海外へ出稼ぎに出ているのは人口の1割(約600万人)。
そのうちタイへの出稼ぎが約500万人おり彼らが地下銀行から母国へ送金している。
このように統計には出てこない約60〜120億ドルのインフローがあると言われている。
つまり、統計には出ないが確実に豊かな経済事情がある。

温暖機構の豊かさ

温暖なミャンマーで年間1000ドル使う人と、寒冷な気候の国で1000ドル使うのでは数字では同じだが、実質の豊かさが違う。
例えば寒い北朝鮮では暖房、防寒衣服等が必要だが、ミャンマーではロンジー(巻きスカート)と、数枚のシャツとサンダルが日常着。手を伸ばせばバナナも採れるため。同じ1000ドルでもはるかに豊かな生活ができる。

仏教による心の豊かさ

ミャンマーは仏教信仰が深い国で、仏の道を極め、来世のために生きている人がほとんど。
幸せの「ものさし」はお金ではなく家族と暮らす事で、特に両親に対する愛は深い。

製造拠点として(ミャンマー及びアジア諸国の状況)

現在の経済発展の中心は製造業である。
良質な労働力と温厚な国民性でミャンマーはアジアの中で新たな製造拠点として注目を集めている。
一方アジア諸国の中では、中国やタイは2015年に労働人口がピークをむかえ(国連 人口統計より)、特に中国では、実質2011年が労働人口のピークであった(2012年は底打ちで0.6%減)。
これは、過去10年間に2500万人の知識層と富裕層が国外脱出したことによるもので、よって現在の中国は労働人口が不足してきている。
また学生の就職率が7割となっており、社会不安も抱えている。同じようにタイも老齢化が進み、労働賃金が上がり続けている。

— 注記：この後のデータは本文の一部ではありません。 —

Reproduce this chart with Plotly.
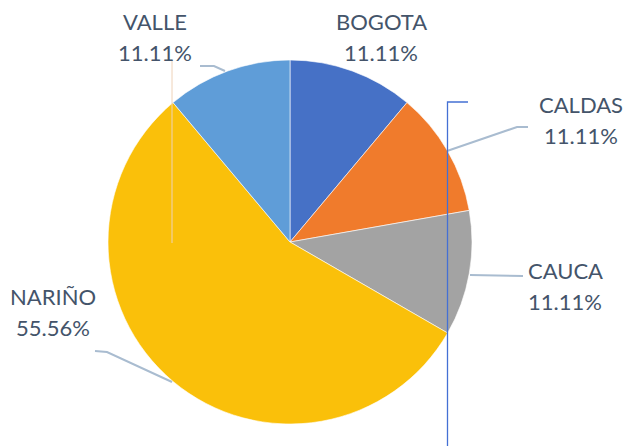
import plotly.graph_objects as go

labels = ["BOGOTA", "CALDAS", "CAUCA", "NARIÑO", "VALLE"]
values = [1, 1, 1, 5, 1]
colors = ["#4671C6", "#F07B2C", "#A3A3A3", "#FAC00A", "#5F9DD8"]

W, H = 624, 446

# label placement (pixel centers of first/second line)
label_pos = {
    "BOGOTA": (381, 21, 52),
    "CALDAS": (581, 104, 135),
    "CAUCA": (565, 270, 301),
    "NARIÑO": (53, 296, 327),
    "VALLE": (155, 21, 52),
}

def px(x):
    return x / W

def py(y):
    return 1 - y / H

total = sum(values)
pcts = [v / total * 100 for v in values]

fig = go.Figure(go.Pie(
    labels=labels,
    values=values,
    sort=False,
    direction="clockwise",
    rotation=0,
    marker=dict(colors=colors, line=dict(color="white", width=0.6)),
    textinfo="none",
    hoverinfo="label+percent",
    domain=dict(x=[108 / W, 472 / W], y=[22 / H, 386 / H]),
    showlegend=False,
))

font = dict(family="Lato, Calibri, sans-serif", size=22, color="#44546A")
annotations = []
for lab, p in zip(labels, pcts):
    cx, y1, y2 = label_pos[lab]
    annotations.append(dict(x=px(cx), y=py(y1), xref="paper", yref="paper",
                            text=lab, showarrow=False, font=font,
                            xanchor="center", yanchor="middle"))
    annotations.append(dict(x=px(cx), y=py(y2), xref="paper", yref="paper",
                            text=f"{p:.2f}%", showarrow=False, font=font,
                            xanchor="center", yanchor="middle"))

leader = dict(color="#A9BCD0", width=2)
shapes = []
def seg(pts, line):
    path = "M " + " L ".join(f"{px(x)},{py(y)}" for x, y in pts)
    shapes.append(dict(type="path", path=path, xref="paper", yref="paper", line=line))

seg([(200, 66), (214, 66), (225, 71)], leader)
seg([(447, 151), (517, 127), (528, 127)], leader)
seg([(470, 275), (523, 276)], leader)
seg([(95, 351), (107, 352), (172, 382)], leader)
# artefact lines seen in the reference
seg([(172, 60), (172, 243)], dict(color="#EED2B8", width=1))
seg([(468, 102), (447.5, 102), (447.5, 446)], dict(color="#4470D4", width=1.3))

fig.update_layout(
    width=W, height=H,
    margin=dict(l=0, r=0, t=0, b=0),
    paper_bgcolor="white",
    plot_bgcolor="white",
    annotations=annotations,
    shapes=shapes,
)

fig.write_html(
    "out.html",
    config={"displayModeBar": False},
    post_script="document.body.style.margin='0';document.body.style.overflow='hidden';",
)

重要な輸出であったコメ農家が減り、コメ輸出は世界3位に転落した。インドネシアでは道路の大渋滞が日常化されており、非労働者500万人を正規労働者にしろとストライキも起きた。
ベトナムでは昨年賃金が200ドルを超え、さらに韓国サムスン社が進出したため250ドルになった。失業率も2.3%から1%を切るまでになり、もはやチャイナ+1からベトナム+1といわれてる。

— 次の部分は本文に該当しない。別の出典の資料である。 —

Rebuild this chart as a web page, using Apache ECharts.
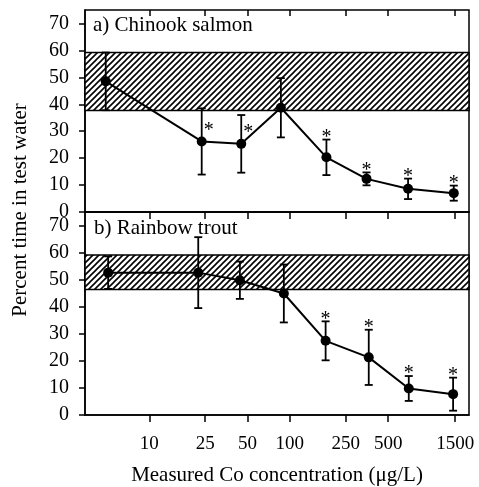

アジアの中で新たな製造拠点として注目を集めているミャンマー

アジアにおけるポスト中国・ポストベトナムの候補国比較

日本企業のミャンマー進出について

親日国ミャンマー

車所有者の95%が日本車を使用していおり、その約90%がトヨタ車(中古含む)である。
また日本製の家電は結婚祝いのギフトとして、新婚夫婦に人気の品となっている。
日本語検定1級を取得する人が年間 約80人ほど (他国では10〜20人/年)おり、日本語を理解する人も多くなっている。

化粧品の輸入販売

ミャンマーでは外国資本が1%でも入っていると輸入販売が出来ないため、一般的には現地代理店をつくり日本から輸出した商品を販売するという方式がとられる。
ミャンマー会社法(サービス業)では、50,000ドルで外資100%で会社をつくり、ミャンマーで代理店を選定し、流通、プロモーションを展開することが可能となる。
しかし、特にブランド品はタイ、中国からの密輸が多いため、マーケティングする前に店頭でロット番号を調べ、どのルートで入っているかを調べる必要がある。
密輸ルートを止めてから輸入しないと、代理店をつくっても成功しないため注意が必要である。
(ミャンマーの密輸は規模が違い、 輸入統計の5割UPの輸入があるといわれいる)

ミャンマーの美意識の変化

以前は、テレビや雑誌に出てくるモデル女性は以前小太りの方が多かったが、最近では韓国映画等の影響もああり、ほっそりした女性が美しいとされている。
1年半前はほとんどの女性はロンジー(巻きスカート)をはいていたが、ジーパンなどファッションが変ってきており、美容室、スパサロンも急激に増えてきている。
ヤンゴンの美容院はお金持ちをターゲットにしたものが多く、平均美容室の料金は6,000チャット(約600円) カット・シャンプー・マッサージがつく。

ミャンマーの結婚事情

宗教上の関係で7月22日から10月18日までの約三ヶ月は、結婚式はもちろん、お酒を飲んでもいけない時期である。
それ以外の期間は、結婚式も頻繁に行っており結婚ビジネスも盛んである。